What you want to do now is duplicate your model and collapse the duplicated one. Now you will have two, one high res edit poly and one with a Turbosmooth on. The collapsed one is the one you're going to import into Substance Painter and the uncollapsed one is the one you will use in the end. It is possible to export the Turbosmoothed one to Substance Painter but I was having all sorts of problems with the FBX not doing what I wanted so I done it this way.

STEP THREE - Paint it up

Import your collapsed model into Substance Painter and just follow your normal painter workflow. Once you're done just export the maps and you're done.

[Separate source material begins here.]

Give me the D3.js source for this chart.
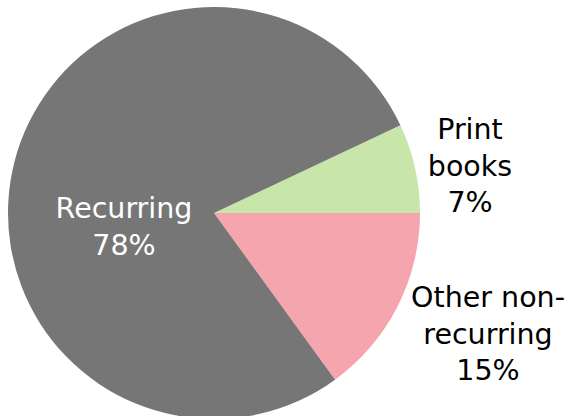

STEP FOUR - Bring it all back

With the exported maps (and for my instance I used the VRay setting and a handy little plugin to create the material), assign the material to the uncollapsed Turbosmoothed model and there you have it. You can go up and down the iterations with it keeping the UV information nice and tidy. Don't get me wrong, it's not going to be the next internet breaking SIGGRAPH announcement but it works for optimising your scenes.

Things to consider!

Smoothing - I know that Turbosmooth will be on so your model so should automatically be smoothed out, but I've had it where I've imported maps back onto the original mesh and because the smoothing wasn't uniformly set to the same smoothing group, it was completely rubber ducked. Thankfully after playing around with Edit Normals, Smoothing Groups, and Reset XForm, I got it working fine again. Just remember that before you export anything to Substance Painter, highlight all the polys and change the smoothing group to 1. The normal maps do the work of the smoothing groups.

Symmetry - Whenever I mirrored objects or used symmetry it would flip the normals. I would only find this out after exporting the object into Substance Painter and half my model was inside out. However, Max is awesome enough for it not to tell you which way round the normals are actually facing. It will trick you and say they are facing out, then you will spend two more days tearing your air out trying to get them working. The key is to XForm the object. After you do that it will flip all the normals inside out and then you just have to flip them back again to face outwards.

Basically, if it's not working. Reset XForm.